# [EXERCISE OBJECTIVE]
All of the material below is to be restated word for word, apart from the pictures.

# [RECORDS TO PROCESS]
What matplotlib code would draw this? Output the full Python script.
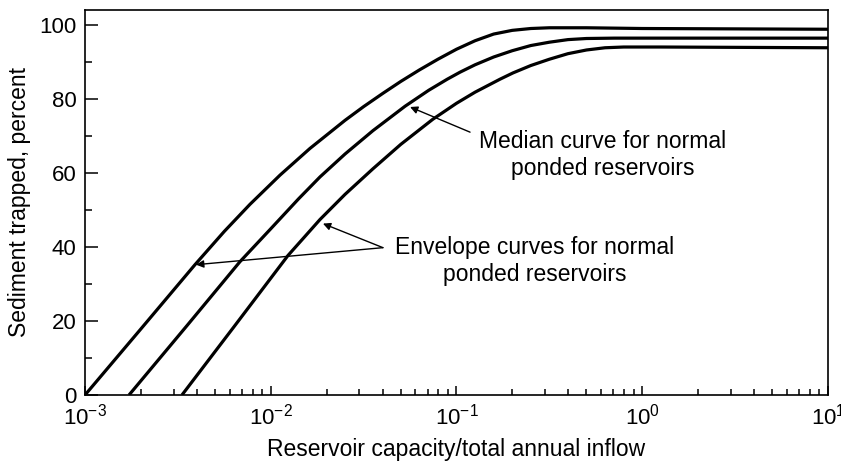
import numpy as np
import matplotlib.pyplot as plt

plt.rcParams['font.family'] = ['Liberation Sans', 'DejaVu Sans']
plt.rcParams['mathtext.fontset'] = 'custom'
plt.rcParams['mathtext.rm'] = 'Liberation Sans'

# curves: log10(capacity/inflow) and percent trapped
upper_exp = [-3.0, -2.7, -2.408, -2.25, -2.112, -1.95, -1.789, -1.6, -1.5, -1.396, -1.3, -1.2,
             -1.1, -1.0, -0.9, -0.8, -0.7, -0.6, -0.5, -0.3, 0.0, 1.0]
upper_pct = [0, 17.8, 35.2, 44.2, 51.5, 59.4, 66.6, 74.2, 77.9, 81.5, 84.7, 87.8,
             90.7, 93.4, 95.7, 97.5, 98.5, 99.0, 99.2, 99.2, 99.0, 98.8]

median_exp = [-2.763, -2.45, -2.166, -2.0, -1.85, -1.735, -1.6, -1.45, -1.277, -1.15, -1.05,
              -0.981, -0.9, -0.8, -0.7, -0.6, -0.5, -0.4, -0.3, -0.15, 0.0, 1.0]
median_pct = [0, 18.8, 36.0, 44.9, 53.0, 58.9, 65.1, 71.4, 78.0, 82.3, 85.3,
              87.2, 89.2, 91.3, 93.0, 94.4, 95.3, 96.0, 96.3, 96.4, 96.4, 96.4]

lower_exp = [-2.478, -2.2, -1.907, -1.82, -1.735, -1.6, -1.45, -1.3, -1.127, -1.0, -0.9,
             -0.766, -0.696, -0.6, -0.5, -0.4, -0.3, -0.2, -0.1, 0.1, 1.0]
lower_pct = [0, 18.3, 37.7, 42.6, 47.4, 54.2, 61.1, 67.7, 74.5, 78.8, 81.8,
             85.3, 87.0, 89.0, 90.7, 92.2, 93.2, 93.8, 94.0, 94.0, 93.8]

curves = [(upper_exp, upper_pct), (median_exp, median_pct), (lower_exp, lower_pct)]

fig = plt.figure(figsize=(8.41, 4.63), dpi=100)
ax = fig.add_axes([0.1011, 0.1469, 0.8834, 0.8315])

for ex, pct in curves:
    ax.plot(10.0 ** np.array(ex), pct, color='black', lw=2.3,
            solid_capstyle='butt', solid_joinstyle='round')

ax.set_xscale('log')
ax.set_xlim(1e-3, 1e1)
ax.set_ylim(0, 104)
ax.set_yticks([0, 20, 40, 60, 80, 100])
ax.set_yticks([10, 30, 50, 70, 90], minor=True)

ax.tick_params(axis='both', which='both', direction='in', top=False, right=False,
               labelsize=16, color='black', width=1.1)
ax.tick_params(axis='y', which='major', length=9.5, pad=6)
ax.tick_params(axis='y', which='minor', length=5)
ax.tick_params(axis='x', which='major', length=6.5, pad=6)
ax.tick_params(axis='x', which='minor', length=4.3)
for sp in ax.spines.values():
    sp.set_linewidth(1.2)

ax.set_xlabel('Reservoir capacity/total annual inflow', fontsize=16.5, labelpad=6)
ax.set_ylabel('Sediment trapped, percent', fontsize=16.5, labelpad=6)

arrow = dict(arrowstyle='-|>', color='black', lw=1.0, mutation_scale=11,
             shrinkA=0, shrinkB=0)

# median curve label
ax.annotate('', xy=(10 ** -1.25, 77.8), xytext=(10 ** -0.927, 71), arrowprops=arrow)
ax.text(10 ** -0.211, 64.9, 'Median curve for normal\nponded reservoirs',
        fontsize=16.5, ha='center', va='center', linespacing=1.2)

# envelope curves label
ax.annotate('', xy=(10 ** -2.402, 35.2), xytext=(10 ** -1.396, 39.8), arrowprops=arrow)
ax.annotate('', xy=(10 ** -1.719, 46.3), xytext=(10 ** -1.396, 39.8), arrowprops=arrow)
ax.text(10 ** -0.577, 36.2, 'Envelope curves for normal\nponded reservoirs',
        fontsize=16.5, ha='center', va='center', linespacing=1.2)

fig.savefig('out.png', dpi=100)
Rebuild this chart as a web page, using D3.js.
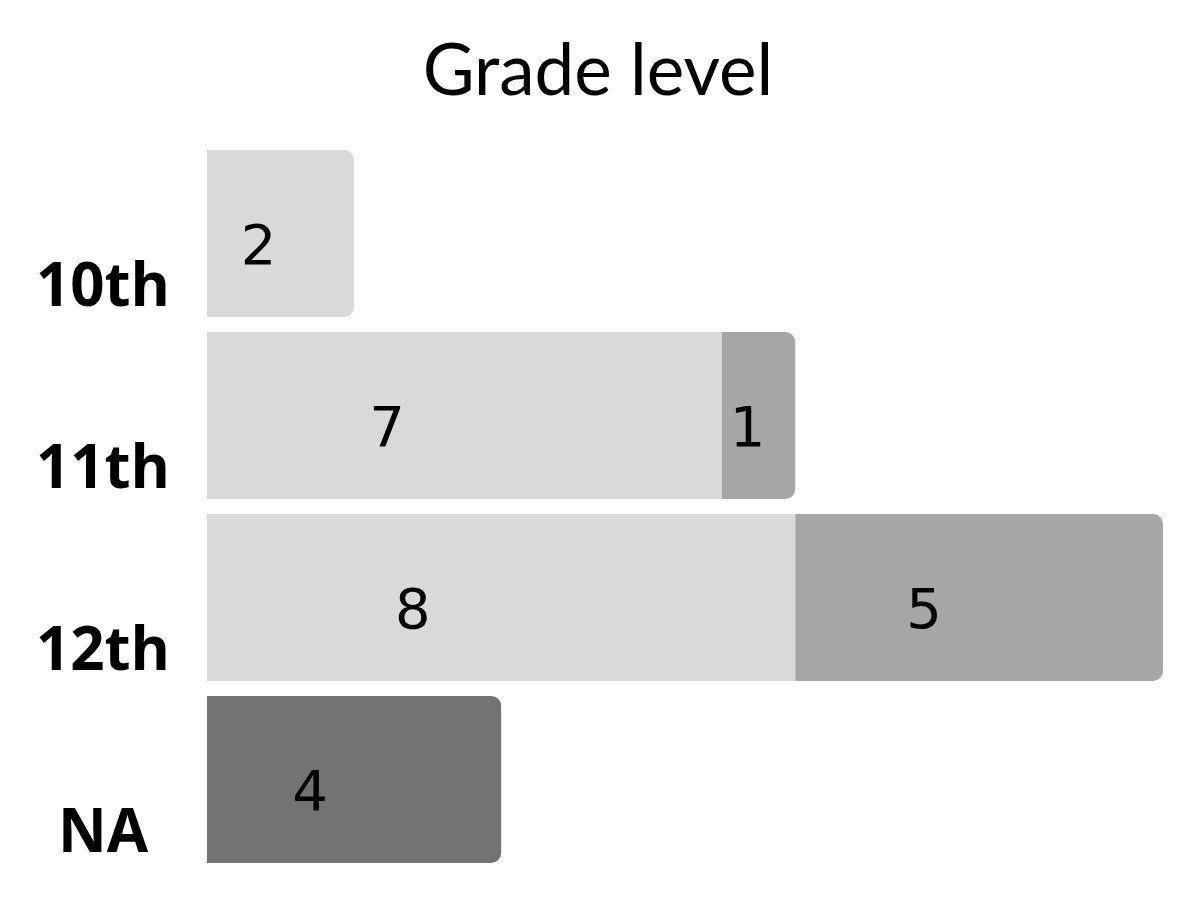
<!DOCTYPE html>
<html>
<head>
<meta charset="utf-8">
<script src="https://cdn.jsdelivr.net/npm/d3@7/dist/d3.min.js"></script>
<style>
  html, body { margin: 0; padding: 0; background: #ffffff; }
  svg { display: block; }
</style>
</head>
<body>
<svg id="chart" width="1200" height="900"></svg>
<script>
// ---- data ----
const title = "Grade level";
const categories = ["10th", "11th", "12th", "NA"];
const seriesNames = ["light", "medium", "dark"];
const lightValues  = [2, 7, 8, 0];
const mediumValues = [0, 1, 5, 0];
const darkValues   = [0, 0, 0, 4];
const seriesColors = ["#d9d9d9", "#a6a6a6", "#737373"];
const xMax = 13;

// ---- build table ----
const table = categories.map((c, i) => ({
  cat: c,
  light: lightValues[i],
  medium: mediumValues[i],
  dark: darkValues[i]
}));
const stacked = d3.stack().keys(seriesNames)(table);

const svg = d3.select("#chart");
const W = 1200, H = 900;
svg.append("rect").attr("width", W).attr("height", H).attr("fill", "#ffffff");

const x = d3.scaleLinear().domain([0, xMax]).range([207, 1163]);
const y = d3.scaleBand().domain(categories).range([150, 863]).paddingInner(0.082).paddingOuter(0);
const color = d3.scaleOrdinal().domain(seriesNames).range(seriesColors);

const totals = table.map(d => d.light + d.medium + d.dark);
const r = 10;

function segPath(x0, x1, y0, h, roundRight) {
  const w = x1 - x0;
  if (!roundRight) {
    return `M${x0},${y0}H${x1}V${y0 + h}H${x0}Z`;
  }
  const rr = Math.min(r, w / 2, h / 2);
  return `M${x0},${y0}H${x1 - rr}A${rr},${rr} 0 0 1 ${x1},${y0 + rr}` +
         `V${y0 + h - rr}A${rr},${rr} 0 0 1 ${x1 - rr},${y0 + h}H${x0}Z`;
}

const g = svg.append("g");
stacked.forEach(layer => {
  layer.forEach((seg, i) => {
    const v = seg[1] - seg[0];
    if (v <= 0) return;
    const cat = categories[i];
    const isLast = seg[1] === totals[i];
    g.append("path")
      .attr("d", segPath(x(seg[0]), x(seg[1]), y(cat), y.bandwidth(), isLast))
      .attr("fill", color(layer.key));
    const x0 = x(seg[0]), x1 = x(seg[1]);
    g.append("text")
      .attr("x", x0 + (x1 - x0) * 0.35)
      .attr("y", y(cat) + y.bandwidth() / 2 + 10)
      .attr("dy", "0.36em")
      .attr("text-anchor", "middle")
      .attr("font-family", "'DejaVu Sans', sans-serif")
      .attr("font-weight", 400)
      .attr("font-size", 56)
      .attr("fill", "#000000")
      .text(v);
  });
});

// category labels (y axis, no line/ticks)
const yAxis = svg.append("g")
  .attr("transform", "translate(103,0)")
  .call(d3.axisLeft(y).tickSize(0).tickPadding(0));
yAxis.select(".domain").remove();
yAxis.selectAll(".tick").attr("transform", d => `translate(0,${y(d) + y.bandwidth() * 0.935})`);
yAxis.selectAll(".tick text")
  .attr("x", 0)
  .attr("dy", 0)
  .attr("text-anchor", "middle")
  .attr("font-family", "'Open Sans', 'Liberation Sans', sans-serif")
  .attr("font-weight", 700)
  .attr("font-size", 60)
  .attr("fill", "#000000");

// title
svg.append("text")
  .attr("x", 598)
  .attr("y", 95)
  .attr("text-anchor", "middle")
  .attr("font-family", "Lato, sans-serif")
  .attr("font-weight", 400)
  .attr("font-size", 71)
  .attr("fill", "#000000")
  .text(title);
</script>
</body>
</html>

# [ANSWER TO THE EXERCISE]
What matplotlib code would draw this? Output the full Python script.
import numpy as np
import matplotlib.pyplot as plt

plt.rcParams['font.family'] = ['Liberation Sans', 'DejaVu Sans']
plt.rcParams['mathtext.fontset'] = 'custom'
plt.rcParams['mathtext.rm'] = 'Liberation Sans'

# curves: log10(capacity/inflow) and percent trapped
upper_exp = [-3.0, -2.7, -2.408, -2.25, -2.112, -1.95, -1.789, -1.6, -1.5, -1.396, -1.3, -1.2,
             -1.1, -1.0, -0.9, -0.8, -0.7, -0.6, -0.5, -0.3, 0.0, 1.0]
upper_pct = [0, 17.8, 35.2, 44.2, 51.5, 59.4, 66.6, 74.2, 77.9, 81.5, 84.7, 87.8,
             90.7, 93.4, 95.7, 97.5, 98.5, 99.0, 99.2, 99.2, 99.0, 98.8]

median_exp = [-2.763, -2.45, -2.166, -2.0, -1.85, -1.735, -1.6, -1.45, -1.277, -1.15, -1.05,
              -0.981, -0.9, -0.8, -0.7, -0.6, -0.5, -0.4, -0.3, -0.15, 0.0, 1.0]
median_pct = [0, 18.8, 36.0, 44.9, 53.0, 58.9, 65.1, 71.4, 78.0, 82.3, 85.3,
              87.2, 89.2, 91.3, 93.0, 94.4, 95.3, 96.0, 96.3, 96.4, 96.4, 96.4]

lower_exp = [-2.478, -2.2, -1.907, -1.82, -1.735, -1.6, -1.45, -1.3, -1.127, -1.0, -0.9,
             -0.766, -0.696, -0.6, -0.5, -0.4, -0.3, -0.2, -0.1, 0.1, 1.0]
lower_pct = [0, 18.3, 37.7, 42.6, 47.4, 54.2, 61.1, 67.7, 74.5, 78.8, 81.8,
             85.3, 87.0, 89.0, 90.7, 92.2, 93.2, 93.8, 94.0, 94.0, 93.8]

curves = [(upper_exp, upper_pct), (median_exp, median_pct), (lower_exp, lower_pct)]

fig = plt.figure(figsize=(8.41, 4.63), dpi=100)
ax = fig.add_axes([0.1011, 0.1469, 0.8834, 0.8315])

for ex, pct in curves:
    ax.plot(10.0 ** np.array(ex), pct, color='black', lw=2.3,
            solid_capstyle='butt', solid_joinstyle='round')

ax.set_xscale('log')
ax.set_xlim(1e-3, 1e1)
ax.set_ylim(0, 104)
ax.set_yticks([0, 20, 40, 60, 80, 100])
ax.set_yticks([10, 30, 50, 70, 90], minor=True)

ax.tick_params(axis='both', which='both', direction='in', top=False, right=False,
               labelsize=16, color='black', width=1.1)
ax.tick_params(axis='y', which='major', length=9.5, pad=6)
ax.tick_params(axis='y', which='minor', length=5)
ax.tick_params(axis='x', which='major', length=6.5, pad=6)
ax.tick_params(axis='x', which='minor', length=4.3)
for sp in ax.spines.values():
    sp.set_linewidth(1.2)

ax.set_xlabel('Reservoir capacity/total annual inflow', fontsize=16.5, labelpad=6)
ax.set_ylabel('Sediment trapped, percent', fontsize=16.5, labelpad=6)

arrow = dict(arrowstyle='-|>', color='black', lw=1.0, mutation_scale=11,
             shrinkA=0, shrinkB=0)

# median curve label
ax.annotate('', xy=(10 ** -1.25, 77.8), xytext=(10 ** -0.927, 71), arrowprops=arrow)
ax.text(10 ** -0.211, 64.9, 'Median curve for normal\nponded reservoirs',
        fontsize=16.5, ha='center', va='center', linespacing=1.2)

# envelope curves label
ax.annotate('', xy=(10 ** -2.402, 35.2), xytext=(10 ** -1.396, 39.8), arrowprops=arrow)
ax.annotate('', xy=(10 ** -1.719, 46.3), xytext=(10 ** -1.396, 39.8), arrowprops=arrow)
ax.text(10 ** -0.577, 36.2, 'Envelope curves for normal\nponded reservoirs',
        fontsize=16.5, ha='center', va='center', linespacing=1.2)

fig.savefig('out.png', dpi=100)
Rebuild this chart as a web page, using D3.js.
<!DOCTYPE html>
<html>
<head>
<meta charset="utf-8">
<script src="https://cdn.jsdelivr.net/npm/d3@7/dist/d3.min.js"></script>
<style>
  html, body { margin: 0; padding: 0; background: #ffffff; }
  svg { display: block; }
</style>
</head>
<body>
<svg id="chart" width="1200" height="900"></svg>
<script>
// ---- data ----
const title = "Grade level";
const categories = ["10th", "11th", "12th", "NA"];
const seriesNames = ["light", "medium", "dark"];
const lightValues  = [2, 7, 8, 0];
const mediumValues = [0, 1, 5, 0];
const darkValues   = [0, 0, 0, 4];
const seriesColors = ["#d9d9d9", "#a6a6a6", "#737373"];
const xMax = 13;

// ---- build table ----
const table = categories.map((c, i) => ({
  cat: c,
  light: lightValues[i],
  medium: mediumValues[i],
  dark: darkValues[i]
}));
const stacked = d3.stack().keys(seriesNames)(table);

const svg = d3.select("#chart");
const W = 1200, H = 900;
svg.append("rect").attr("width", W).attr("height", H).attr("fill", "#ffffff");

const x = d3.scaleLinear().domain([0, xMax]).range([207, 1163]);
const y = d3.scaleBand().domain(categories).range([150, 863]).paddingInner(0.082).paddingOuter(0);
const color = d3.scaleOrdinal().domain(seriesNames).range(seriesColors);

const totals = table.map(d => d.light + d.medium + d.dark);
const r = 10;

function segPath(x0, x1, y0, h, roundRight) {
  const w = x1 - x0;
  if (!roundRight) {
    return `M${x0},${y0}H${x1}V${y0 + h}H${x0}Z`;
  }
  const rr = Math.min(r, w / 2, h / 2);
  return `M${x0},${y0}H${x1 - rr}A${rr},${rr} 0 0 1 ${x1},${y0 + rr}` +
         `V${y0 + h - rr}A${rr},${rr} 0 0 1 ${x1 - rr},${y0 + h}H${x0}Z`;
}

const g = svg.append("g");
stacked.forEach(layer => {
  layer.forEach((seg, i) => {
    const v = seg[1] - seg[0];
    if (v <= 0) return;
    const cat = categories[i];
    const isLast = seg[1] === totals[i];
    g.append("path")
      .attr("d", segPath(x(seg[0]), x(seg[1]), y(cat), y.bandwidth(), isLast))
      .attr("fill", color(layer.key));
    const x0 = x(seg[0]), x1 = x(seg[1]);
    g.append("text")
      .attr("x", x0 + (x1 - x0) * 0.35)
      .attr("y", y(cat) + y.bandwidth() / 2 + 10)
      .attr("dy", "0.36em")
      .attr("text-anchor", "middle")
      .attr("font-family", "'DejaVu Sans', sans-serif")
      .attr("font-weight", 400)
      .attr("font-size", 56)
      .attr("fill", "#000000")
      .text(v);
  });
});

// category labels (y axis, no line/ticks)
const yAxis = svg.append("g")
  .attr("transform", "translate(103,0)")
  .call(d3.axisLeft(y).tickSize(0).tickPadding(0));
yAxis.select(".domain").remove();
yAxis.selectAll(".tick").attr("transform", d => `translate(0,${y(d) + y.bandwidth() * 0.935})`);
yAxis.selectAll(".tick text")
  .attr("x", 0)
  .attr("dy", 0)
  .attr("text-anchor", "middle")
  .attr("font-family", "'Open Sans', 'Liberation Sans', sans-serif")
  .attr("font-weight", 700)
  .attr("font-size", 60)
  .attr("fill", "#000000");

// title
svg.append("text")
  .attr("x", 598)
  .attr("y", 95)
  .attr("text-anchor", "middle")
  .attr("font-family", "Lato, sans-serif")
  .attr("font-weight", 400)
  .attr("font-size", 71)
  .attr("fill", "#000000")
  .text(title);
</script>
</body>
</html>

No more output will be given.